TN: What about D.C. makes it the right location for HQ DC House?

MB: It’s interesting. I have not been in D.C. for a while. My brother John, however, has. My brother has been in D.C. for over 20 years since he graduated law school from Georgetown, so he has ingratiated himself with D.C. 

To answer your question of why we thought D.C. was the best fit to start with is that Black excellence. There’s a different type of Black excellence in D.C. that involves real change, like in the government. There are probably more Black people in the federal government based out of D.C. than anywhere else in the world. That’s real change.

It’s a type of excellence that’s tied to suits and the way that people in D.C. carry themselves is a little bit different. Not saying that excellence in Atlanta is any less or greater than D.C. or that excellence in LA is any less or greater. It’s just a different type of excellence. 

When we’re thinking about our model and the elevated experience that we bring, we just thought our model fit best [here]. Our familiarity with D.C. and brand recognition from D.C. seemed to make it the perfect place.

TN: What does the membership process look like? 

MB: There’s an application process. People can go to our website and apply through our portal. Once you apply, there’s an Application Assessment Board that reviews and screens all applications. 

The key things that we’re screening for are those four pillars. The only thing that will immediately get you pulled out of the application process is if we ask you to tell us about value and your first statement is what HQ DC House can do for you.

After the application process, there’s an interview that everyone goes through. The folks who don’t make it to the interview process are usually those people who say, ‘I’m a member of this social club, or I’m a member of this, and tell me what you’re going to do for me that this social club does not.’ Those are usually the primary people that don’t make it through the process. 

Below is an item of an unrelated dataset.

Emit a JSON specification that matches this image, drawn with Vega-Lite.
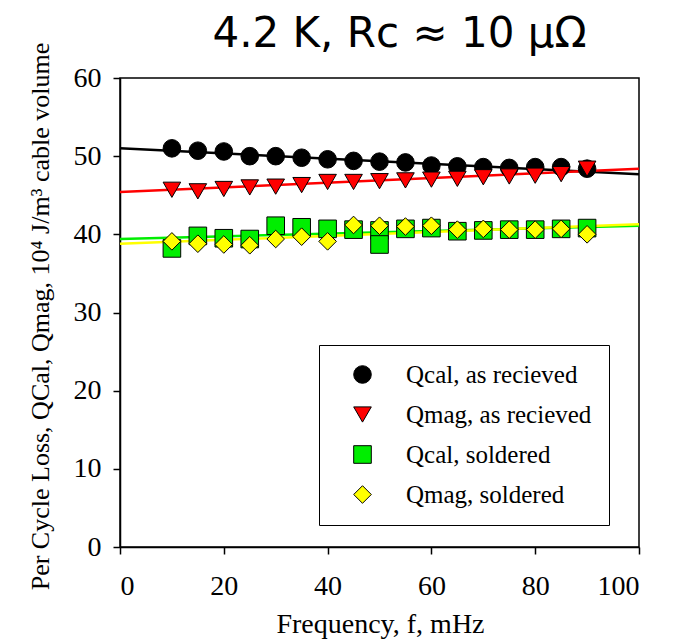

But we also want to have a balance between access and aspiration. We don’t have too many people who are college-age students as members of HQ. It’s not because we don’t think they’re good fits, but we think that there’s an aspirational aspect of HQ because most of the people who are members of HQ have been in their profession for 10, 15, or 20 years. We like to bring in younger people to see these folks as role models and as aspirational figures. Even if they can’t get into HQ right now, two or three years down the road, once they’ve established themselves more, they know that HQ is a home for them.

TN: How does HQ DC House influence the mission of The Burns Brothers organization as a whole in terms of the impact you’re making around the world? 

MB: We’re all about creating change and we’re creating change through understanding. We believe you can’t create real long-term systemic change if people don’t really understand each other. HQ is just one vehicle to create understanding and change. Part of that understanding comes from people feeling comfortable in a space that they’re in and a space that they belong to. That makes them more vulnerable to really sharing who they are. 

Don’t get me wrong, even though we do skew heavily to underrepresented minorities, specifically folks of color, Black folks, we welcome everybody inside of HQ. The great thing about HQ is that it’s so comfortable and people are so vulnerable that you learn pieces of people that you would have never known. When we bring people in who may not be part of our culture, it’s great to watch the sense of learning and understanding that comes just from a yoga session, listening to a band, or wine tasting. That ultimately drives change outside of HQ and that’s how HQ fits into the larger Burns Brothers ecosystem. It’s all about another vehicle for driving change through understanding.